The name is misleading: First, only a few of the 26 signatories have military backgrounds and most of those long ago joined the civilian foreign-policy establishment. (For instance, Stansfield Turner, though a retired admiral, is best remembered as President Carter's CIA director.)
Second, these folks are not exactly in favor of policy change. They were among the architects of the policies that led to September 11. They seem furious that President Bush decided, following September 11, to change U.S. policy. They are outraged that Mr. Bush's new policies have "strained" relations with such "traditional allies" as France and Belgium.
Let me be clear: Members of Diplomats and Military Commanders for Change are patriots who worked hard, assumed risks and meant well. But until and unless they acknowledge their past errors of judgment -- errors that enabled terrorism to grow and prosper -- one has to conclude that they are in denial.
For example, there are currently 18,000 trained al Qaeda terrorists around the world, according to the International Institute for Strategic Studies. Most of them learned their craft in Afghanistan in the 1990s. (Others probably trained in Iraq, Syria and Lebanon.) President Clinton's policy advisers developed no strategy to infiltrate or shut these training camps; no plan to track the terrorists after they graduated. On the contrary, during the 1990s, intelligence budgets were repeatedly cut, and special forces -- Delta, Rangers, SEALs, Marine Recon, CIA paramilitaries -- were not expanded.
What were the "experts" thinking? Did they reason that the newly trained terrorists might attack Russians in Chechnya, Hindus in Kashmir or Jews in Israel -- but surely not Americans at home and abroad? Or think back to 1979, when U.S. diplomats in Tehran were seized by militant Islamists and held for 444 days. Mr. Carter launched an abortive rescue mission. Such failures might have prompted Mr. Carter to dramatically strengthen U.S. military and covert capabilities.

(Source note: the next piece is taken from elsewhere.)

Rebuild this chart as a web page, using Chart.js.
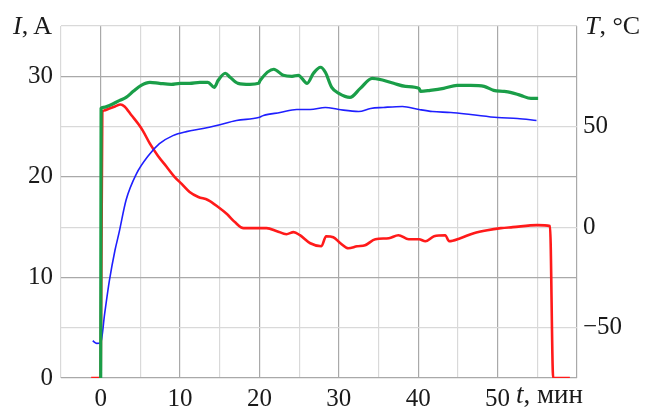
<!DOCTYPE html>
<html>
<head>
<meta charset="utf-8">
<script src="https://cdn.jsdelivr.net/npm/chart.js@4.4.1/dist/chart.umd.min.js"></script>
<style>
  body { margin: 0; background: #fff; }
  #wrap { position: relative; width: 649px; height: 409px; }
  .lbl { position: absolute; font-family: "Liberation Serif", "DejaVu Serif", serif; font-size: 26px; line-height: 1; color: #1a1a1a; white-space: nowrap; }
</style>
</head>
<body>
<div id="wrap">
  <canvas id="myChart" width="649" height="409"></canvas>
  <div class="lbl" style="left:13px; top:13px;"><i>I</i>, A</div>
  <div class="lbl" style="left:585px; top:13px;"><i>T</i>, °C</div>
  <div class="lbl" style="left:516px; top:381px; font-size:27px;"><i>t</i>, мин</div>
</div>
<script>
// red curve: current, A (left axis)
const redT = [-1.2, 0.0, 0.2, 0.4, 1.1, 1.8, 2.5, 3.0, 3.9, 4.7, 5.3, 6.2, 7.2, 8.3, 9.3, 10.2, 11.2, 12.3, 13.5, 14.8, 15.9, 16.9, 18.0, 20.9, 22.2, 23.4, 24.3, 25.1, 26.4, 27.8, 28.4, 29.3, 30.2, 31.2, 32.3, 33.3, 34.6, 36.3, 37.5, 38.8, 40.1, 40.9, 42.0, 43.4, 43.9, 45.3, 47.0, 48.7, 50.4, 51.9, 55.0, 56.6, 57.0, 59.1];
const redI = [0, 0, 26.4, 26.6, 26.8, 27.0, 27.2, 27.0, 26.1, 25.3, 24.6, 23.3, 22.1, 21.0, 20.0, 19.3, 18.5, 18.0, 17.7, 17.0, 16.3, 15.5, 14.9, 14.9, 14.6, 14.3, 14.5, 14.2, 13.4, 13.1, 14.1, 14.0, 13.4, 12.9, 13.1, 13.2, 13.8, 13.9, 14.2, 13.8, 13.8, 13.6, 14.1, 14.2, 13.6, 13.9, 14.4, 14.7, 14.9, 15.0, 15.2, 15.1, 0, 0];

// green curve, A (left axis)
const greenT = [0.0, 0.05, 0.3, 1.1, 2.4, 3.2, 4.1, 5.1, 6.2, 7.4, 8.9, 10.0, 11.2, 12.5, 13.5, 14.3, 14.8, 15.7, 16.3, 17.3, 18.8, 19.9, 20.1, 21.8, 23.0, 24.1, 24.9, 26.0, 26.8, 27.7, 28.3, 29.1, 30.0, 31.4, 32.7, 34.2, 35.6, 36.9, 38.4, 40.1, 40.3, 41.5, 43.2, 44.9, 46.6, 48.3, 49.5, 50.8, 51.6, 52.9, 54.2, 55.1];
const greenI = [0, 26.8, 26.9, 27.1, 27.6, 27.9, 28.5, 29.1, 29.4, 29.3, 29.2, 29.3, 29.3, 29.4, 29.4, 28.9, 29.6, 30.3, 29.9, 29.3, 29.2, 29.3, 29.6, 30.7, 30.1, 30.0, 30.1, 29.3, 30.3, 30.9, 30.4, 28.9, 28.3, 27.9, 28.8, 29.8, 29.6, 29.3, 29.0, 28.8, 28.5, 28.6, 28.8, 29.1, 29.1, 29.0, 28.6, 28.5, 28.4, 28.1, 27.8, 27.8];

// blue curve: temperature, °C (right axis)
const blueT = [-1.0, -0.5, 0.0, 0.5, 1.1, 1.8, 2.3, 3.2, 4.5, 6.0, 7.4, 9.1, 10.8, 12.9, 14.6, 17.1, 19.9, 20.5, 22.6, 24.7, 26.4, 28.3, 30.0, 32.5, 34.0, 35.6, 38.0, 40.1, 41.8, 44.1, 46.6, 50.0, 52.5, 54.9];
const blueC = [-56.5, -57.8, -57.5, -43, -26.5, -11.5, -3, 13.5, 26.5, 35.5, 41.5, 45.5, 47.5, 49, 50.5, 53, 54.5, 55.5, 57, 58.5, 58.5, 59.5, 58.5, 57.5, 59, 59.5, 60, 58.5, 57.5, 57, 56, 54.5, 54, 53];

// tick labels
const xLabels = [0, 10, 20, 30, 40, 50];
const yLabels = [0, 10, 20, 30];
const y1Labels = [-50, 0, 50];

const serif = '"Liberation Serif", "DejaVu Serif", serif';

function pairs(xs, ys) {
  return xs.map((x, i) => ({ x: x, y: ys[i] }));
}

// darker lines every 10 units, lighter ones in between
function gridColor(ctx) {
  const v = ctx.tick ? ctx.tick.value : 0;
  return (v % 10 === 0) ? '#a9a9a9' : '#d9d9d9';
}

let ctx = document.getElementById('myChart').getContext('2d');

let myChart = new Chart(ctx, {
  type: 'line',
  data: {
    datasets: [
      { data: pairs(greenT, greenI), borderColor: '#1a9e48', borderWidth: 3.2, yAxisID: 'y' },
      { data: pairs(blueT, blueC), borderColor: '#1f1fff', borderWidth: 1.6, yAxisID: 'y1' },
      { data: pairs(redT, redI), borderColor: '#ff1a1a', borderWidth: 2.6, yAxisID: 'y' }
    ]
  },
  options: {
    responsive: false,
    animation: false,
    events: [],
    layout: { padding: { top: 26, left: 0, right: 0, bottom: 0 } },
    elements: {
      point: { radius: 0 },
      line: { cubicInterpolationMode: 'monotone', fill: false }
    },
    plugins: {
      legend: { display: false },
      tooltip: { enabled: false }
    },
    scales: {
      x: {
        type: 'linear',
        min: -5,
        max: 60,
        afterFit: (s) => { s.height = 31; },
        grid: { color: gridColor, drawTicks: false, lineWidth: 1.2 },
        border: { display: false },
        ticks: {
          stepSize: 5,
          padding: 6,
          maxRotation: 0,
          autoSkip: false,
          color: '#1a1a1a',
          font: { family: serif, size: 25 },
          callback: (v) => xLabels.includes(v) ? String(v) : ''
        }
      },
      y: {
        position: 'left',
        min: 0,
        max: 35,
        afterFit: (s) => { s.width = 61; },
        grid: { color: gridColor, drawTicks: false, lineWidth: 1.2 },
        border: { display: false },
        ticks: {
          stepSize: 5,
          padding: 8,
          autoSkip: false,
          color: '#1a1a1a',
          font: { family: serif, size: 25 },
          callback: (v) => yLabels.includes(v) ? String(v) : ''
        }
      },
      y1: {
        position: 'right',
        min: -75,
        max: 100,
        afterFit: (s) => { s.width = 72; },
        grid: { display: false, drawTicks: false },
        border: { display: false },
        ticks: {
          stepSize: 25,
          padding: 6,
          autoSkip: false,
          color: '#1a1a1a',
          font: { family: serif, size: 25 },
          callback: (v) => y1Labels.includes(v) ? String(v).replace('-', '\u2212') : ''
        }
      }
    }
  }
});
</script>
</body>
</html>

But Mr. Carter -- advised by Stansfield Turner as his intelligence chief -- had significantly weakened those disciplines. He had fired 25 percent of U.S. intelligence operatives, including skilled covert operators. "I believe that emboldened terrorist groups," said one of those whom Mr. Carter dismissed. "You may remember that the government outlawed assassinations. So, the government did not need a group of espionage agents that were trained to operate in the field, in 'denied' areas, in official and non-official cover positions, to engage in active espionage warfare with communists, terrorists and left-wing governments."
Democrats were not alone in misjudging the dangers of radical Islam. In 1982, Hezbollah suicide-terrorists killed more than 250 Americans in Beirut. President Reagan's response was to pull out of Lebanon.